Task instructions
Below are the entries; state how many of their lines contain the string "this", and nothing more.

──────── Supplied data

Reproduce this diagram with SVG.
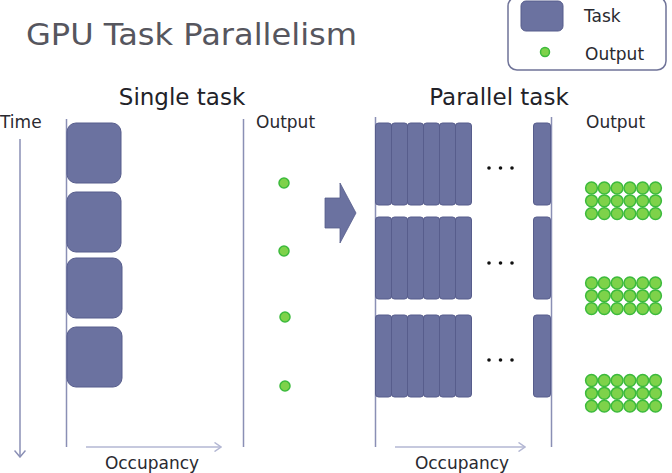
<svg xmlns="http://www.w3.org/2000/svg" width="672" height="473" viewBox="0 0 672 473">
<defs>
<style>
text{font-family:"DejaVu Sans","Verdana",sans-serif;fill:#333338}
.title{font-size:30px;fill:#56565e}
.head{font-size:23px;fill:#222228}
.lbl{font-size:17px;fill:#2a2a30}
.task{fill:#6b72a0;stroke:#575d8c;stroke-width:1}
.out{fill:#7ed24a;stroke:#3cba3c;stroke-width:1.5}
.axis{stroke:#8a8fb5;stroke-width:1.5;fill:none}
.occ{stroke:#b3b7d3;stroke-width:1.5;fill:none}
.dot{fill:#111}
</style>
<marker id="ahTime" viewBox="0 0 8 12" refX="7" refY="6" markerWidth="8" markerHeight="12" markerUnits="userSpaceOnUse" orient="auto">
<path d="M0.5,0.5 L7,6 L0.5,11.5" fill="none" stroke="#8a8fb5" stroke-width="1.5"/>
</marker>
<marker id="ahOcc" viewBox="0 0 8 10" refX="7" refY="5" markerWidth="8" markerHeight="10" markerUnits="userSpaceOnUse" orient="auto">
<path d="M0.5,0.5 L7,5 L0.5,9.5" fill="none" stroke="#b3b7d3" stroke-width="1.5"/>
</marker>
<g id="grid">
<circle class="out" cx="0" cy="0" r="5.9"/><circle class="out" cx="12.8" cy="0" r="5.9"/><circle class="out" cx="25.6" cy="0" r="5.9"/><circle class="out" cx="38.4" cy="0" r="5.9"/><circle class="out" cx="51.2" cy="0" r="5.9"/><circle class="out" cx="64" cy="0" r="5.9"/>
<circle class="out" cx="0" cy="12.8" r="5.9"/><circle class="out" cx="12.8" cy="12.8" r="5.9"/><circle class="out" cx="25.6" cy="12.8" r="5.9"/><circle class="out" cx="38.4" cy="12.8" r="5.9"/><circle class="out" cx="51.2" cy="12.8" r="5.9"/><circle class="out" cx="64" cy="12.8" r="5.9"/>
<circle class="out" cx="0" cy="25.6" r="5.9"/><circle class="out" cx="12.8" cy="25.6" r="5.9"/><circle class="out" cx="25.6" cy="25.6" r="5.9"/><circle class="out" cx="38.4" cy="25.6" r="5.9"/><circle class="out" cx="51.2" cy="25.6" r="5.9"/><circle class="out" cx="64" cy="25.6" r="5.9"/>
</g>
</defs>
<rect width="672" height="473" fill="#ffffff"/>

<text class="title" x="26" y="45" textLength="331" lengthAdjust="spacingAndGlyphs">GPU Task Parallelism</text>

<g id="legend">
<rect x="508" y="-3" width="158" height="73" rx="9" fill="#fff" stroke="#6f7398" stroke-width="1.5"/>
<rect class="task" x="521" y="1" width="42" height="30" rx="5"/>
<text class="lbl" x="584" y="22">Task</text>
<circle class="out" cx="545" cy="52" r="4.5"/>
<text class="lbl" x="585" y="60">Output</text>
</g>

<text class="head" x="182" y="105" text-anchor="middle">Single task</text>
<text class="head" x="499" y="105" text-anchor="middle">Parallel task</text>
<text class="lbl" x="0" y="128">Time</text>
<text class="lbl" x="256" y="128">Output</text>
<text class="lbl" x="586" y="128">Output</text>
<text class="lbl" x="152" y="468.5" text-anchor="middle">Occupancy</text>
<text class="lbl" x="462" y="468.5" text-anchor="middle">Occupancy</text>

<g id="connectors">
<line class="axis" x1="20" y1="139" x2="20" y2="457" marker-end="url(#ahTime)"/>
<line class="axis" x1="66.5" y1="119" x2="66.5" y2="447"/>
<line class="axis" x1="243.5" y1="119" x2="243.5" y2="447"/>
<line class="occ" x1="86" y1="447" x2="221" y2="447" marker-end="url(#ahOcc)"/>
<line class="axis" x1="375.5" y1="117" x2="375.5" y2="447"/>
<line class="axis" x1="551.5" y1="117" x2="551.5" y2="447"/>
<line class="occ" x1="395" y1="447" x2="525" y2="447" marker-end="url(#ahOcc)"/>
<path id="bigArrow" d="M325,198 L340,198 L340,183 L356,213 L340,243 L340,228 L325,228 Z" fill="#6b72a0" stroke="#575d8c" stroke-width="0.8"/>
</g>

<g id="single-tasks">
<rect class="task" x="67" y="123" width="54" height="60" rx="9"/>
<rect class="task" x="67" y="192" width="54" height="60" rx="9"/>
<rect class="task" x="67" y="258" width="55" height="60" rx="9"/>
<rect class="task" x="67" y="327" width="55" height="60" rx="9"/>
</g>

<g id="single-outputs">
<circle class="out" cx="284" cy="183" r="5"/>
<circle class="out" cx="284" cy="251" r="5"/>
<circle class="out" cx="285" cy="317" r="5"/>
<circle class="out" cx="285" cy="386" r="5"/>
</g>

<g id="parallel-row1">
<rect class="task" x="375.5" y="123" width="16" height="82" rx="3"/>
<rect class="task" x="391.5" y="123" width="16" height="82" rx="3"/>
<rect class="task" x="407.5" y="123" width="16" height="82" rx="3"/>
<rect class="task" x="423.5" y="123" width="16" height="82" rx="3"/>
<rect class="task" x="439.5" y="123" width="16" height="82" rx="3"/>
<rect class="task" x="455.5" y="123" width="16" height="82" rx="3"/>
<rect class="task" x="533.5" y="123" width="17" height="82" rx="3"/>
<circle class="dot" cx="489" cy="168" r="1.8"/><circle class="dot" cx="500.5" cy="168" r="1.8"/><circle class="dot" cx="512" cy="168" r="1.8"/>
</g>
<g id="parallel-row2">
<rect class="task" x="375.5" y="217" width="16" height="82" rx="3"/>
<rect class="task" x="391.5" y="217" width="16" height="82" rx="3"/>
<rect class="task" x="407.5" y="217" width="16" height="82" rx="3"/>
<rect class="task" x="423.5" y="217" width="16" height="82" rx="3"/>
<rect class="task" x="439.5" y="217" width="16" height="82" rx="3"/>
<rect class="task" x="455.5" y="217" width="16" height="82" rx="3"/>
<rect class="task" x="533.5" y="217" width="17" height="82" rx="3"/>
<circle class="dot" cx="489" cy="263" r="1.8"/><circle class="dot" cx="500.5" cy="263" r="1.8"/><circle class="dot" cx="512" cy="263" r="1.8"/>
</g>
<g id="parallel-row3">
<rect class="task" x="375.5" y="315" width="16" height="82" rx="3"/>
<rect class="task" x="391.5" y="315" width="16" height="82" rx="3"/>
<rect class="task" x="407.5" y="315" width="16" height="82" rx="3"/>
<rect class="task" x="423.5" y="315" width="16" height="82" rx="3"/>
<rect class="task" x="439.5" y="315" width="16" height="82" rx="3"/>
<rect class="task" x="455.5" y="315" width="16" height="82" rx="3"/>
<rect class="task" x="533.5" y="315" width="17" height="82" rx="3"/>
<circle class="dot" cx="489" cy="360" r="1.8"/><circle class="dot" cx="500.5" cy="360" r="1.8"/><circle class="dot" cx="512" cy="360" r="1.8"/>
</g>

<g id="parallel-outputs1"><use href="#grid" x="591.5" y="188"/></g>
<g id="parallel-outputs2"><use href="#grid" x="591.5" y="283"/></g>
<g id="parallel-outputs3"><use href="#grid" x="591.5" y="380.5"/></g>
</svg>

────────────────
──────── Supplied data

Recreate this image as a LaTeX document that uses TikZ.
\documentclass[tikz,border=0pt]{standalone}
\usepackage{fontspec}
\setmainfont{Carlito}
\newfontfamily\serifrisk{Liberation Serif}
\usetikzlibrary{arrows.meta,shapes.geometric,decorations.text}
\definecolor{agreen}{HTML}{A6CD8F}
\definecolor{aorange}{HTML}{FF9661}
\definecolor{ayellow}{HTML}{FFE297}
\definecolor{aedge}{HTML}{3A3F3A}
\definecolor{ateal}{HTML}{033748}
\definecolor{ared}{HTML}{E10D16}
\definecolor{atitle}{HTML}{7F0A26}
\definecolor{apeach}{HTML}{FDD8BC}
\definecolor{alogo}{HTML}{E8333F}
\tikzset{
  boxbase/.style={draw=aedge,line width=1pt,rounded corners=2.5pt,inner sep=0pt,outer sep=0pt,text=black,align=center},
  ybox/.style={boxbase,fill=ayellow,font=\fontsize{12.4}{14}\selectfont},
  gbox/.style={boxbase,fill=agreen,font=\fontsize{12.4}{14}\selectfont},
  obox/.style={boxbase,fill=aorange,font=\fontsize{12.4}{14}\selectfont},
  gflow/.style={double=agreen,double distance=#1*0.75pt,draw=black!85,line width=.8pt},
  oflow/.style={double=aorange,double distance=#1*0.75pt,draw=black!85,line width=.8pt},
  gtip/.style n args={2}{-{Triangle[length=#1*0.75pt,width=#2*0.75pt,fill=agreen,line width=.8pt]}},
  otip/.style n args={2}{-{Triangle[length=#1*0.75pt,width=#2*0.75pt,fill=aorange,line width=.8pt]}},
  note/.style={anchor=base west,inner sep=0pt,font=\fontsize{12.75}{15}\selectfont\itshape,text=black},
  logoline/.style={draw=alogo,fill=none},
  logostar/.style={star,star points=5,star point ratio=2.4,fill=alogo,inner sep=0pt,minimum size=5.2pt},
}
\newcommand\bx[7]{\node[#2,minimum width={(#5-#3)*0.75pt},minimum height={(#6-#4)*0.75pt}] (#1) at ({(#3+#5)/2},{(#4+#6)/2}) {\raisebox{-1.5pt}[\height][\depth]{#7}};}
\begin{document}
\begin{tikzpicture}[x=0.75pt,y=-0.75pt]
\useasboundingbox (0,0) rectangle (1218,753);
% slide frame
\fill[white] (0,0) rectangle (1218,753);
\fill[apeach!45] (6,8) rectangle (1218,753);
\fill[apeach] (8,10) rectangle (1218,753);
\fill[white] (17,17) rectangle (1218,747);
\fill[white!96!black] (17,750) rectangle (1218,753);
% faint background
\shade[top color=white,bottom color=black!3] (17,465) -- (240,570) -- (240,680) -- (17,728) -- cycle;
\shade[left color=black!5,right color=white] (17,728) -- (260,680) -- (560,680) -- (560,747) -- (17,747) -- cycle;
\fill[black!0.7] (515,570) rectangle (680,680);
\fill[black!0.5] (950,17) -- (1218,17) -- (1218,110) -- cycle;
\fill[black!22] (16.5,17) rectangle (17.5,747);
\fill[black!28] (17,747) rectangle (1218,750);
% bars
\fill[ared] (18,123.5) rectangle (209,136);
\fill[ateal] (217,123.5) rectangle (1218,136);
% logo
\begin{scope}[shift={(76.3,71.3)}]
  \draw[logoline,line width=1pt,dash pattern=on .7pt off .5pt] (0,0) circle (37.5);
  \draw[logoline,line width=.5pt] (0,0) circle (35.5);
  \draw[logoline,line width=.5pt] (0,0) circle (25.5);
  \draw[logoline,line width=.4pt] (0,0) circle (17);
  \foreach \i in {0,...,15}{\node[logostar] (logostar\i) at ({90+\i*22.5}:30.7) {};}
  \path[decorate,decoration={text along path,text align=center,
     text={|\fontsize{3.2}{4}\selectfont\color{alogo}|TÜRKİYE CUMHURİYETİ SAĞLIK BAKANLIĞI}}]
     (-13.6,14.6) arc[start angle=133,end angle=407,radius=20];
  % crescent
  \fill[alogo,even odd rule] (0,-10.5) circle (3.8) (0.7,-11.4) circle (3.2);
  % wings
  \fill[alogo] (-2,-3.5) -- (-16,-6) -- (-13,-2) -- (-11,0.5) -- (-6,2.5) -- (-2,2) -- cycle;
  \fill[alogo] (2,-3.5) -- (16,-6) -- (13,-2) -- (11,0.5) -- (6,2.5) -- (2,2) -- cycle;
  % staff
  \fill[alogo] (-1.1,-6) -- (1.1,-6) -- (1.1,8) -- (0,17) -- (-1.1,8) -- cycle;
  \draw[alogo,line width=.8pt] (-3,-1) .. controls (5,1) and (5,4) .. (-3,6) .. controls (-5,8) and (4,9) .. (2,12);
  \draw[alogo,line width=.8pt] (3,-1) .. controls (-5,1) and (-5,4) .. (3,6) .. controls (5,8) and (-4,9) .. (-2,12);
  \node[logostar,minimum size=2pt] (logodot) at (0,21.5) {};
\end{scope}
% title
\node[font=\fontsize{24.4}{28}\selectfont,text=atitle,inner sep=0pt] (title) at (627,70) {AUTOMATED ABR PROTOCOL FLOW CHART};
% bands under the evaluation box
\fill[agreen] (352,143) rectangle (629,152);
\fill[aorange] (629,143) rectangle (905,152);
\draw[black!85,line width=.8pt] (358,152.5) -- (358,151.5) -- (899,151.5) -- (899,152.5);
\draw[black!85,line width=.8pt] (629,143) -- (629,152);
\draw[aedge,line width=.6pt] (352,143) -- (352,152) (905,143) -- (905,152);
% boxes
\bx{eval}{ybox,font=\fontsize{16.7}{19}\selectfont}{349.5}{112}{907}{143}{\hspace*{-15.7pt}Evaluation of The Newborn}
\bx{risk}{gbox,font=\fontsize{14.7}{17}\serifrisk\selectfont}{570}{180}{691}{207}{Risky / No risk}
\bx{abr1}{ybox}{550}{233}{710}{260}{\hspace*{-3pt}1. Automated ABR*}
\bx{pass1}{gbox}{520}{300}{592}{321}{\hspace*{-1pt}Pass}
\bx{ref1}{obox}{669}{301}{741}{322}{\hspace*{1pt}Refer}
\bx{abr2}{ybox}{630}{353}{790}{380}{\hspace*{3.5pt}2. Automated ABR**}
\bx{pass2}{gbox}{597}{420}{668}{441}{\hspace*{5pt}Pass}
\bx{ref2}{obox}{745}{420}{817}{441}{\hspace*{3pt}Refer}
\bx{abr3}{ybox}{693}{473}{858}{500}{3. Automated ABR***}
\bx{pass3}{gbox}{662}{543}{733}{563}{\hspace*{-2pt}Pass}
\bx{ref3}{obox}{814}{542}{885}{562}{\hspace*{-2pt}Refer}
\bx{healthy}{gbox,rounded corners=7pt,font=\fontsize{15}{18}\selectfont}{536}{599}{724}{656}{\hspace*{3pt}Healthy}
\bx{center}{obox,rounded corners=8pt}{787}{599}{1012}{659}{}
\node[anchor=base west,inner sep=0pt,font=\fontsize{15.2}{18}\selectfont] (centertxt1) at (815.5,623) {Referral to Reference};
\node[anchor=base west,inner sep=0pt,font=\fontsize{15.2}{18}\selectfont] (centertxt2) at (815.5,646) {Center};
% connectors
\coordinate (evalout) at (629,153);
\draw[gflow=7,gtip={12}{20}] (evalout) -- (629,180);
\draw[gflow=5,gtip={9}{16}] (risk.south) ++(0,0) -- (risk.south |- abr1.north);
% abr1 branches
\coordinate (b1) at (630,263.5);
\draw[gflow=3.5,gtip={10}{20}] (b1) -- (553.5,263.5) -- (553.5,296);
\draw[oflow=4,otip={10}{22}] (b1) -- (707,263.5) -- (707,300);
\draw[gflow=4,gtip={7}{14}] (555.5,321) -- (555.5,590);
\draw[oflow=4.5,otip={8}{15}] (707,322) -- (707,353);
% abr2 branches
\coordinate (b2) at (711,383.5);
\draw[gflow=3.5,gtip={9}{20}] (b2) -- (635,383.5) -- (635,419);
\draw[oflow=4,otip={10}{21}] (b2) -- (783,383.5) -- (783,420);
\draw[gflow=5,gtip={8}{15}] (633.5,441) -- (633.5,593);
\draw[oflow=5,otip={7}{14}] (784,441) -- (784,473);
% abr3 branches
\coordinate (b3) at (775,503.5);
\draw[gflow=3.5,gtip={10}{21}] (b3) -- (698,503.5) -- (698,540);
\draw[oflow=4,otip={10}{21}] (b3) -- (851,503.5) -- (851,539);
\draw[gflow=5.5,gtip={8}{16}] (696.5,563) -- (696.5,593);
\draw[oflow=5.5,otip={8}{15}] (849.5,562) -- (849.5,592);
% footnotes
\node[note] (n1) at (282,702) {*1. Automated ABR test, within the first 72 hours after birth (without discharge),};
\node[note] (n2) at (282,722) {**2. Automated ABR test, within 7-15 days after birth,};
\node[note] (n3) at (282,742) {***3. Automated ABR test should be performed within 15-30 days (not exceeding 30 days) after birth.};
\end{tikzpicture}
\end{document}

────────────────

Full solution
2